Разговор наш не забуду до конца дней. Не было в сущности разговора, я произнесла-то всего несколько фраз в самом начале… зашла к Андрею в комнату и сказала: «Хватит. Давай начистоту. У тебя что-то было с Сулькиной Олей? Она в положении?» И вот тут началось.
Я такого не ожидала. Не знала, что он может так орать, с такой ненавистью, будто я его злейший враг. Чего он только не выкрикнул: и что я за ним постоянно слежу, и вмешиваюсь в его дела, и зачем-то ошиваюсь в школе, и что он уже не маленький.

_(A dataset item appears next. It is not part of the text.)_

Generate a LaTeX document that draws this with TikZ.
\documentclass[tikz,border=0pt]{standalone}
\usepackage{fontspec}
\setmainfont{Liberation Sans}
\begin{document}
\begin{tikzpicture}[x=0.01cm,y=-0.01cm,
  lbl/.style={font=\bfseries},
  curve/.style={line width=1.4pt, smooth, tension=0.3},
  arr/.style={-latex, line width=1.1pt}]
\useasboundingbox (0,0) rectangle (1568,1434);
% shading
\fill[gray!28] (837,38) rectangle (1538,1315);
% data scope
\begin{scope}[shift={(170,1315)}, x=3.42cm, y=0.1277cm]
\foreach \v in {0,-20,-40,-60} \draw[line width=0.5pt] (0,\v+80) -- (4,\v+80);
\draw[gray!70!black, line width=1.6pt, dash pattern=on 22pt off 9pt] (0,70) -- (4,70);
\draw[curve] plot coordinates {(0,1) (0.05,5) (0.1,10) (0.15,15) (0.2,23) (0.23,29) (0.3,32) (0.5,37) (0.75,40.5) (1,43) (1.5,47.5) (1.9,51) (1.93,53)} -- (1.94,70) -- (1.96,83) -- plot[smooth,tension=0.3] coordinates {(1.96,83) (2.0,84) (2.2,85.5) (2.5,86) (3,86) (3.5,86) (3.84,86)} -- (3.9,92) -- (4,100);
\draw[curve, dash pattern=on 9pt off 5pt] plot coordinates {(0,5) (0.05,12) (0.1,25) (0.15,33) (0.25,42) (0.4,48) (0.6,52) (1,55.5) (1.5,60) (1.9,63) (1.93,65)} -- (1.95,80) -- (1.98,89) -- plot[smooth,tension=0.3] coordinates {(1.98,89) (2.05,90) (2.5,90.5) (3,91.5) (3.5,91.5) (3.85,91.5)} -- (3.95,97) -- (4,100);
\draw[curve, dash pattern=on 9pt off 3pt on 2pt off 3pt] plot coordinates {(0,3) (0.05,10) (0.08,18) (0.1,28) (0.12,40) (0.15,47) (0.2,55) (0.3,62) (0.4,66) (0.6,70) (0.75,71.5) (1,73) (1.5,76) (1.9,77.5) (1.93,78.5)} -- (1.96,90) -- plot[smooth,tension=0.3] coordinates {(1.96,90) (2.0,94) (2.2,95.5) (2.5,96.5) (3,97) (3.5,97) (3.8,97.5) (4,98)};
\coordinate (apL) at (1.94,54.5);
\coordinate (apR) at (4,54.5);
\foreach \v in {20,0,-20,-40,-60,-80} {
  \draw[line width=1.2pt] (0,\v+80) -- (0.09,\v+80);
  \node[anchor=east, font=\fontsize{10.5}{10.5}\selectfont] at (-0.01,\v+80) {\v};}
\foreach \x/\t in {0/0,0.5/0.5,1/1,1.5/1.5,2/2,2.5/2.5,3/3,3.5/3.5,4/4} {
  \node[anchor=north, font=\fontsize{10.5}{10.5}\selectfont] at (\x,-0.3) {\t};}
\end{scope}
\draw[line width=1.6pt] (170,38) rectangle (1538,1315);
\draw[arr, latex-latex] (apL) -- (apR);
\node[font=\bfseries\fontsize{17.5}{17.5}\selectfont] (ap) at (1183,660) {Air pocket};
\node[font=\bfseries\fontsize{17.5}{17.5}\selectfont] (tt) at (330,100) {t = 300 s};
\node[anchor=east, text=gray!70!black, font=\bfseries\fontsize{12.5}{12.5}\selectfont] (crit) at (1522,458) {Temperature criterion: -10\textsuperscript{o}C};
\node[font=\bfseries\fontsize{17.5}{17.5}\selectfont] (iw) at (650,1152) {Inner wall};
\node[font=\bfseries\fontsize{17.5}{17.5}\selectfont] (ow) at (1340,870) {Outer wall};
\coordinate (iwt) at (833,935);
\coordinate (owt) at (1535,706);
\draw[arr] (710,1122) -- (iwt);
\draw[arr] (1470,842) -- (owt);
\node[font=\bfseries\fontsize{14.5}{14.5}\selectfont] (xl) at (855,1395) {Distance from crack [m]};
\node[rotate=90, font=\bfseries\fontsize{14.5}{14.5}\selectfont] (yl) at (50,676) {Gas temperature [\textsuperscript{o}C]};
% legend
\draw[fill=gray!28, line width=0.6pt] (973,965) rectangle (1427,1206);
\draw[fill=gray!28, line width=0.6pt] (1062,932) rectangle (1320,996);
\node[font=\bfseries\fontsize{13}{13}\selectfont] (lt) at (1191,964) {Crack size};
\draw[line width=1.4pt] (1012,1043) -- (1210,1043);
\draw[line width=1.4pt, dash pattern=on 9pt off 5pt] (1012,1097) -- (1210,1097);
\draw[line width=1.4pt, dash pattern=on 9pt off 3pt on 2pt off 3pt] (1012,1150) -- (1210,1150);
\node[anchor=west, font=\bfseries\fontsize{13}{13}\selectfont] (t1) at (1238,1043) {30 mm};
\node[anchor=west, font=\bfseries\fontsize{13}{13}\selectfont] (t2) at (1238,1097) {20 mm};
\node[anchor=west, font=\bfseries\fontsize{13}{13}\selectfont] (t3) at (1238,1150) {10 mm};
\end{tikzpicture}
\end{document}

Я не выдержала – ударила его по лицу, теперь вспоминаю – зачем я это сделала? Всякому человеку необходима разрядка, к тому же возраст сложный, нервы, – где же еще и разрядиться, если не дома? Я ведь тоже разряжаюсь, дергаю его, ворчу, что не убирает в комнате, что не помогает по хозяйству. Знаю, что мало что изменится от моих замечаний, а ворчу. Могла бы стерпеть его крик, просто повернуться и уйти, так нет – ударила.

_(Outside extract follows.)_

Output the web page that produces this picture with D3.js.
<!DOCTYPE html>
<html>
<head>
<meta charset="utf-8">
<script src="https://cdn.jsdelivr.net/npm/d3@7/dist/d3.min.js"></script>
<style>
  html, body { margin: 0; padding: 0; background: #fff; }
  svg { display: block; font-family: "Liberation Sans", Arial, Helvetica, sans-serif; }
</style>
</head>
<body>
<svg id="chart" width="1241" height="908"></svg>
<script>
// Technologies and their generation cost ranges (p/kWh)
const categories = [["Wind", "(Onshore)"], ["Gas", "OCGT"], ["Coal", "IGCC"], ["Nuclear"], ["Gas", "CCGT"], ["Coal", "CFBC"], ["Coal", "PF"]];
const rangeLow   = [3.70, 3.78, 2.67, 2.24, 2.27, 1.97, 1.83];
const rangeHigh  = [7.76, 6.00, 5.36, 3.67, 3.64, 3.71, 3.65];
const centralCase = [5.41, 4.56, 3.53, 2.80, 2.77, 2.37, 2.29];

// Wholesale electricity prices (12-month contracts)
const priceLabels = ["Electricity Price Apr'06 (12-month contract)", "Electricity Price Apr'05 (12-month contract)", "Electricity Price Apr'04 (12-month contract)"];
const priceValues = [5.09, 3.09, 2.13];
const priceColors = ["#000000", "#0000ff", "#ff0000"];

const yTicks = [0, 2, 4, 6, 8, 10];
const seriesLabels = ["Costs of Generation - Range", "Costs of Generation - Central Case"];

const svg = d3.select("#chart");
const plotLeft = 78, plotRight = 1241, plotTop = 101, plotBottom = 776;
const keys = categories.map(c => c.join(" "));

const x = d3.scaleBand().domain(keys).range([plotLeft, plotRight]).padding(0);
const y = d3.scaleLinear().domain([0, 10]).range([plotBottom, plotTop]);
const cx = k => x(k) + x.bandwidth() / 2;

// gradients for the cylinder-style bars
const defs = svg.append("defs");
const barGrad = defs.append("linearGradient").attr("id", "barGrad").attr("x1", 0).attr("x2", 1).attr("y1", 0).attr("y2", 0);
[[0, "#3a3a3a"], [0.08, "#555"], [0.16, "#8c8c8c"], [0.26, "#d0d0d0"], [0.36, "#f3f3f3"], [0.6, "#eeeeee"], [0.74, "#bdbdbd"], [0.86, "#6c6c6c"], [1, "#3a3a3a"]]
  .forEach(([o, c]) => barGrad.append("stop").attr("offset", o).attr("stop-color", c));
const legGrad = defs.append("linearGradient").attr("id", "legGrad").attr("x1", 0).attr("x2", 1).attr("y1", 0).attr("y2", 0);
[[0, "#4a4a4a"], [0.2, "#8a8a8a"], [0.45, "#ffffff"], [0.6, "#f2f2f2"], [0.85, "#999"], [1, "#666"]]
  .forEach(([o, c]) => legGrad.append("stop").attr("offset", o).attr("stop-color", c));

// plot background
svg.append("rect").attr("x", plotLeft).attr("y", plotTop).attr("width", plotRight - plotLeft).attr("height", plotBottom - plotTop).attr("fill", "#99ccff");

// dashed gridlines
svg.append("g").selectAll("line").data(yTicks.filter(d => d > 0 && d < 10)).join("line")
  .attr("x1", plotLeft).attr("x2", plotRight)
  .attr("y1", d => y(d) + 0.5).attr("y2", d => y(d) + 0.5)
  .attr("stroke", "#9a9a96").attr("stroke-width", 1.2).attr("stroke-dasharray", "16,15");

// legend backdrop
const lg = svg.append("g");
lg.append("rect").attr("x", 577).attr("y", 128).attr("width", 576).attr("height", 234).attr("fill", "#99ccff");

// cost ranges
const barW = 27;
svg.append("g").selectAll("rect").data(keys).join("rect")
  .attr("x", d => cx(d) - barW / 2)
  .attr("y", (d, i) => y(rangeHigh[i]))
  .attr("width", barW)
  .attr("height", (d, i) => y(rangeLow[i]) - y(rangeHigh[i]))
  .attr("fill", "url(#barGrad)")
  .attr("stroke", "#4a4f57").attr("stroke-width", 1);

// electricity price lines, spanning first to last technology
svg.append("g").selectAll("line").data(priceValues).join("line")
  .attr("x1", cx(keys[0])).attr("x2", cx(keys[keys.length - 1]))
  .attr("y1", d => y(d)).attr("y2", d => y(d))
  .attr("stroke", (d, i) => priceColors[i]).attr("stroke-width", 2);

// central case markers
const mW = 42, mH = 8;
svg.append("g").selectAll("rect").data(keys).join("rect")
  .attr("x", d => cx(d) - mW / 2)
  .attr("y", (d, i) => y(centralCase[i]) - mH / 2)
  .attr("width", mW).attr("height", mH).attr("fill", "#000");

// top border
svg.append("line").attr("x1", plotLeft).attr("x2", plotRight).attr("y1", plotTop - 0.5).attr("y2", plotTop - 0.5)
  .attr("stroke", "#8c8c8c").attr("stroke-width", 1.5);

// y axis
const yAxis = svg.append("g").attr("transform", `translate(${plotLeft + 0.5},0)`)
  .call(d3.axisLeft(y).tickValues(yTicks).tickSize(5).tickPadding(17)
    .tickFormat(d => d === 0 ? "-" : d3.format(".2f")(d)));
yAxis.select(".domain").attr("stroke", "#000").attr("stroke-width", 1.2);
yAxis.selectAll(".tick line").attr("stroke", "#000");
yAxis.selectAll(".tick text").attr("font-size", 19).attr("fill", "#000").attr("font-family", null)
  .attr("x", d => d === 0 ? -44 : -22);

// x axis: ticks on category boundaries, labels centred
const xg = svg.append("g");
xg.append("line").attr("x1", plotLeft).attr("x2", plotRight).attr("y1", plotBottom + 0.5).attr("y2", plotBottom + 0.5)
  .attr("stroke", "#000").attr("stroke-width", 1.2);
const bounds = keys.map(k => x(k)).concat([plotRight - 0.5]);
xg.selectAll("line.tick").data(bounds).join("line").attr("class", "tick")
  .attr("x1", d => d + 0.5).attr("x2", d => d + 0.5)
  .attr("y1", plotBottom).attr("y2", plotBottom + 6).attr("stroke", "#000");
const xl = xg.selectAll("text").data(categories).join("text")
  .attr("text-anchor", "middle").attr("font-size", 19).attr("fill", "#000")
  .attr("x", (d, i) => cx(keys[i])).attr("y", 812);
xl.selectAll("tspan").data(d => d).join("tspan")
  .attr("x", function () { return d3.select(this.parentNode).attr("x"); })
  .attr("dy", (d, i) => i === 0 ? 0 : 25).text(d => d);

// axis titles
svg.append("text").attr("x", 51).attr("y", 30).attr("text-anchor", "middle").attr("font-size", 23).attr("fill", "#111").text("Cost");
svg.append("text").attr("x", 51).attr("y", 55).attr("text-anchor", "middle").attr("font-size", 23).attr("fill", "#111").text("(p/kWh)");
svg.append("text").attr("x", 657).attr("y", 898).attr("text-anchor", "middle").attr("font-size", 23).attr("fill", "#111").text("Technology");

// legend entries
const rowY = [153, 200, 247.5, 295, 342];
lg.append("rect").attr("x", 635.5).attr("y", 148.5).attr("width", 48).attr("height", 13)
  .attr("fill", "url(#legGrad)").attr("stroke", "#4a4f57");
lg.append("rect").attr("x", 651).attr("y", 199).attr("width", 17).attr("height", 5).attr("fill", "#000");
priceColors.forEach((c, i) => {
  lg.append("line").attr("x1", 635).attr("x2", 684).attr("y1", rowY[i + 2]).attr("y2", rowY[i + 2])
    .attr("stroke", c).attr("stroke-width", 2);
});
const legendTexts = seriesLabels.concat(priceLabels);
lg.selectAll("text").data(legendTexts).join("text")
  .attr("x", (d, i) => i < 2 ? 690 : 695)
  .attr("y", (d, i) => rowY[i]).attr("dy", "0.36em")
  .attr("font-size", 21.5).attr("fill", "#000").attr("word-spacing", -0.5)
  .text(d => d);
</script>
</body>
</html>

Теперь ночами снится, и все повторяется, повторяется сцена, как в заезженном кинофильме. Ну и до самого того страшного дня мы с Андреем не разговаривали. Оба гордые, оба обидчивые, так и вышло.
То, что произошло 30 марта, я отказываюсь понимать. Каким образом мог утонуть он – физически закаленный, крепкий парень, спортсмен! Почему никто не пришел да помощь, ведь происходило все днем, в центре города, на глазах у проходивших мимо людей. Как получилось, что сердце мое ничего мне не сказало?

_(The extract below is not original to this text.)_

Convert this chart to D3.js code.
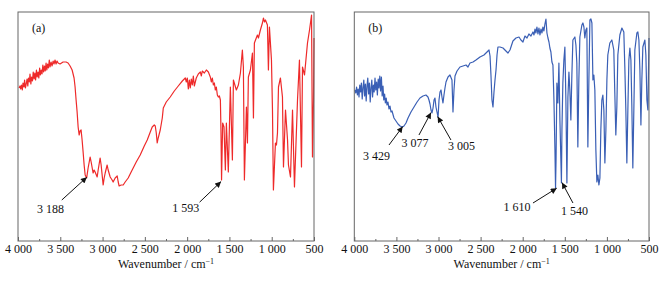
<!DOCTYPE html>
<html>
<head>
<meta charset="utf-8">
<script src="https://cdn.jsdelivr.net/npm/d3@7"></script>
<style>
  body { margin: 0; background: #fff; }
  svg { display: block; }
  svg text { font-family: "Liberation Serif", "Times New Roman", Tinos, "DejaVu Serif", serif; font-size: 12px; fill: #111; }
</style>
</head>
<body>
<svg id="chart" width="672" height="281"></svg>
<script>
// wavenumber (cm-1) and transmittance (a.u.)
let wnA = [3988,3976,3968,3959,3949,3941,3929,3922,3912,3903,3893,3884,3876,3866,3858,3848,3839,3829,3820,3810,3801,3792,3782,3773,3763,3754,3744,3735,3725,3716,3706,3697,3687,3678,3668,3659,3649,3640,3630,3621,3609,3597,3585,3574,3562,3550,3538,3526,3503,3467,3431,3408,3384,3360,3337,3325,3313,3301,3289,3277,3266,3254,3242,3230,3218,3206,3188,3171,3147,3135,3112,3100,3088,3064,3052,3029,3017,2993,2981,2969,2946,2934,2910,2887,2875,2851,2827,2815,2804,2780,2756,2733,2697,2662,2638,2602,2555,2507,2472,2436,2413,2389,2377,2365,2354,2342,2318,2294,2282,2247,2200,2152,2105,2057,2022,2010,1998,1986,1974,1963,1951,1939,1927,1915,1892,1868,1844,1832,1821,1797,1773,1749,1726,1714,1702,1690,1678,1667,1655,1643,1631,1619,1607,1600,1593,1580,1564,1548,1536,1513,1489,1465,1453,1418,1394,1370,1347,1335,1323,1299,1287,1276,1252,1228,1216,1205,1169,1157,1134,1110,1098,1086,1074,1051,1039,1027,1003,991,980,956,944,932,920,897,873,861,837,813,802,778,754,731,695,672,648,636,612,577,553,529,518,506,500]
let tA = [76.5,77.5,76,78,75.5,79,77,80.5,76.5,78.5,81,77.5,81.5,79.5,83.5,78.5,82,80,84.5,81,84,80.5,85.5,82,84.5,81.5,86.5,83,85.5,83.5,88,84.5,87.5,85,89,85.5,88.5,86.5,90.5,87,89.5,87.5,90,88.5,90.5,88.5,90,89,88.5,89.5,89.5,89,87.5,85.5,81.5,77,70.5,64.5,57,53,55,55.5,50.5,44.5,38,33,31.5,36.5,42,39.5,34,35.5,34.5,32,35.5,41.5,38,28,31.5,34,38,35.5,32,30.5,29.5,31.5,32.5,29.5,27.5,28,28,29.5,31.5,34.5,36.5,39.5,43,47.5,50.5,54.5,57,58,57.5,54,49,51.5,55.5,61.5,66.5,69.5,72,75,77.5,80,81.5,79.5,81.5,76,80.5,76.5,81,78,82.5,77.5,81.5,83.5,84.5,82.5,85,84,85.5,84.5,82,79.5,81.5,78,79,75.5,77,73,72,72.5,70.5,55,30.5,59,57,35.5,59,34.5,77,40.5,80.5,75.5,78,84,95.5,87,30.5,67,49,82,85.5,94,61.5,99,103,101.5,105.5,109,111.5,109.5,110.5,108,85.5,107,90.5,65.5,25.5,49,48,54,77,81.5,72,37,65.5,50.5,38,32,65.5,27,70.5,90.5,37,87,83,99,105.5,113,42,70.5,101.5]

let wnB = [3992,3982,3973,3963,3954,3944,3935,3925,3916,3906,3897,3887,3878,3868,3859,3849,3840,3830,3821,3811,3802,3792,3783,3773,3764,3754,3745,3735,3726,3716,3707,3697,3688,3678,3669,3659,3650,3640,3631,3621,3612,3600,3588,3576,3564,3552,3529,3505,3481,3457,3429,3410,3386,3362,3327,3291,3255,3220,3184,3149,3125,3113,3101,3089,3077,3065,3053,3042,3030,3018,3005,2994,2982,2970,2959,2947,2935,2923,2911,2887,2864,2840,2828,2816,2804,2780,2745,2709,2673,2650,2626,2590,2555,2507,2460,2424,2400,2388,2377,2365,2353,2341,2329,2317,2305,2294,2270,2234,2199,2175,2151,2116,2080,2044,2021,1997,1973,1949,1926,1902,1878,1866,1854,1843,1831,1819,1807,1795,1783,1771,1760,1748,1736,1724,1712,1700,1688,1677,1665,1653,1641,1629,1617,1610,1604,1594,1582,1570,1558,1540,1534,1523,1511,1499,1487,1475,1463,1451,1440,1428,1416,1404,1380,1368,1357,1345,1333,1321,1297,1285,1273,1262,1250,1238,1226,1214,1202,1190,1178,1166,1155,1143,1131,1119,1107,1095,1083,1072,1060,1048,1036,1024,1012,1000,989,965,941,918,906,894,882,870,846,822,799,787,775,763,751,739,727,715,704,692,680,668,644,632,620,608,596,585,573,549,537,525,513,500]
let tB = [75.5,74,77,73,76,72,78,74.5,79,71,76.5,80.5,72.5,78.5,70,77.5,81.5,73.5,79,69.5,76.5,80.5,72,78,74.5,81.5,75.5,79.5,73,81,76.5,82.5,75,82,72.5,77.5,70.5,73.5,69,71.5,68,69.5,66,67.5,64.5,65,61.5,60,58.5,57.5,57,57.5,59,61.5,64.5,67,69.5,71.5,72.5,73,72,70.5,68.5,65.5,64,66.5,70.5,71.5,67,64.5,62,70.5,74.5,75.5,72,69,73,76.5,79.5,82,83,80.5,64.5,75.5,82.5,85,87,87.5,88,87,89,89.5,90.5,92,93,94.5,95.5,92.5,83,70.5,67,74.5,80.5,85.5,93,97,97,96.5,95,94,95.5,100,101.5,102,100.5,99.5,102.5,101.5,103.5,102.5,104.5,103,106,104,107,103.5,106.5,103,106,104,107,105,108.5,111,104,101.5,99.5,96.5,94.5,89.5,88,70.5,45.5,26.5,40.5,79,69,89,60.5,29,55.5,79,90.5,97,70.5,29,72,84.5,75.5,60.5,83,100.5,102,98,89,47,80.5,102,108,109,107,101.5,105.5,106.5,47,80.5,110.5,111,109,80.5,83,75.5,45.5,29.5,33,28,31.5,55.5,70.5,73,65.5,39,55.5,80.5,93,99,100.5,95.5,74,53,67,93,103,106.5,104.5,87,65.5,39,65.5,90.5,96.5,90.5,68,36.5,65.5,95.5,104,104.5,100.5,85.5,58,80.5,97,100.5,93,70.5,65.5,101.5]

let majorTicks = [4000, 3500, 3000, 2500, 2000, 1500, 1000, 500]
let minorTicks = [3750, 3250, 2750, 2250, 1750, 1250, 750]

// peak labels: text, label pos, arrow tail, arrow tip (wavenumber, transmittance)
let notesA = [
  {text: "3 188", lx: 3615, ly: 14, fx: 3482, fy: 20.5, tx: 3186, ty: 31.9},
  {text: "1 593", lx: 2016, ly: 14.6, fx: 1853, fy: 19.4, tx: 1599, ty: 29.7}
]
let notesB = [
  {text: "3 429", lx: 3736, ly: 40.5, fx: 3588, fy: 48, tx: 3425, ty: 57.2},
  {text: "3 077", lx: 3279, ly: 47.2, fx: 3232, fy: 53, tx: 3089, ty: 64.2},
  {text: "3 005", lx: 2727, ly: 45.5, fx: 2852, fy: 50.5, tx: 3010, ty: 62.2},
  {text: "1 610", lx: 2068, ly: 15.2, fx: 1878, fy: 19, tx: 1596, ty: 26.4},
  {text: "1 540", lx: 1385, ly: 13, fx: 1403, fy: 19, tx: 1533, ty: 29.2}
]

let serif = "'Liberation Serif', 'Times New Roman', Tinos, 'DejaVu Serif', serif"
let svg = d3.select("#chart")

svg.append("defs").append("marker")
   .attr("id", "head")
   .attr("viewBox", "0 0 10 10")
   .attr("refX", 10).attr("refY", 5)
   .attr("markerWidth", 7).attr("markerHeight", 6)
   .attr("markerUnits", "userSpaceOnUse")
   .attr("orient", "auto")
   .append("path")
   .attr("d", "M0,0 L10,5 L0,10 Z")
   .attr("fill", "#111")

let plotTop = 12, plotBottom = 241

function drawPanel(left, right, wn, t, color, tag, notes){
    let x = d3.scaleLinear().domain([4000, 500]).range([left, right])
    let y = d3.scaleLinear().domain([0, 114.5]).range([plotBottom, plotTop])
    let g = svg.append("g").attr("font-family", serif).attr("font-size", 12)

    let data = wn.map(function(d, i){ return {w: d, v: t[i]} })

    g.append("path")
     .datum(data)
     .attr("fill", "none")
     .attr("stroke", color)
     .attr("stroke-width", 1.2)
     .attr("stroke-linejoin", "round")
     .attr("d", d3.line().x(d => x(d.w)).y(d => y(d.v)))

    g.append("rect")
     .attr("x", left).attr("y", plotTop)
     .attr("width", right - left).attr("height", plotBottom - plotTop)
     .attr("fill", "none")
     .attr("stroke", "#666")
     .attr("stroke-width", 1)

    let major = g.append("g")
                 .attr("transform", `translate(0,${plotBottom})`)
                 .call(d3.axisBottom(x).tickValues(majorTicks).tickSize(-4).tickPadding(3)
                     .tickFormat(d => d3.format(",")(d).replace(",", " ")))
    major.attr("font-family", serif).attr("font-size", 12)
    major.select(".domain").remove()
    major.selectAll("line").attr("stroke", "#666")
    major.selectAll("text").attr("fill", "#111")

    let minor = g.append("g")
                 .attr("transform", `translate(0,${plotBottom})`)
                 .call(d3.axisBottom(x).tickValues(minorTicks).tickSize(-2).tickFormat(""))
    minor.select(".domain").remove()
    minor.selectAll("line").attr("stroke", "#666")

    let title = g.append("text")
                 .attr("x", (left + right) / 2)
                 .attr("y", 268)
                 .attr("text-anchor", "middle")
    title.append("tspan").text("Wavenumber / cm")
    title.append("tspan").attr("dy", -4).style("font-size", "8px").text("\u22121")

    g.append("text")
     .attr("x", left + 14).attr("y", 32)
     .text(tag)

    notes.forEach(function(n){
        g.append("line")
         .attr("x1", x(n.fx)).attr("y1", y(n.fy))
         .attr("x2", x(n.tx)).attr("y2", y(n.ty))
         .attr("stroke", "#111").attr("stroke-width", 1)
         .attr("marker-end", "url(#head)")
        g.append("text")
         .attr("x", x(n.lx)).attr("y", y(n.ly))
         .attr("text-anchor", "middle")
         .text(n.text)
    })
}

drawPanel(18, 314, wnA, tA, "#ee2a2a", "(a)", notesA)
drawPanel(354.3, 649, wnB, tB, "#3a5fb5", "(b)", notesB)
</script>
</body>
</html>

Утром, как обычно, после короткого завтрака я отправилась на работу, Андрей – в школу; как выяснилось, в школу он не пошел, часов до двенадцати бродил по переулкам, потом вернулся домой, навестил больного Ваню Милых; тот говорит, что Андрей вел себя как всегда, они поболтали, послушали музыку; Андрей попросил поставить Высоцкого, свою любимую «Кони привередливые», но не дослушал, поднялся и вышел.
Я несколько раз, уже после следствия, просила Ваню вспомнить, о чем они тогда говорили, он отвечал кратко: «О пустяках». «О чем же именно? мне все важно». «О секции, о моем бронхите, о лете». «Что Андрей говорил о лете?» «Что никак его не дождется. Я сказал, что скоро лето, а Андрей, что его не дождется. – Ваня, постарайся точно вспомнить слова Андрея, здесь есть разница: „никак не дождется“ или „не дождется“?» – Разница? Какая разница? Сказал, что не дождется лета никак, вот и все.
А вчера Милых сам ко мне пришел, около девяти вечера, после секции. Вел себя странно – оглядывался, прислушивался, словно за ним шла слежка, а потом шепотом, «под мое честное слово», рассказал, что Андрей просил его позвонить.
– Позвонить? Мне?
– Вы-то тут при чем? Сулькиной Ольге. Он сказал, что его голос уже родителям известен, а меня они еще не знают и, может, скажут что-нибудь новое. А ему они все время говорили, что она неважно себя чувствует и не стоит беспокоить.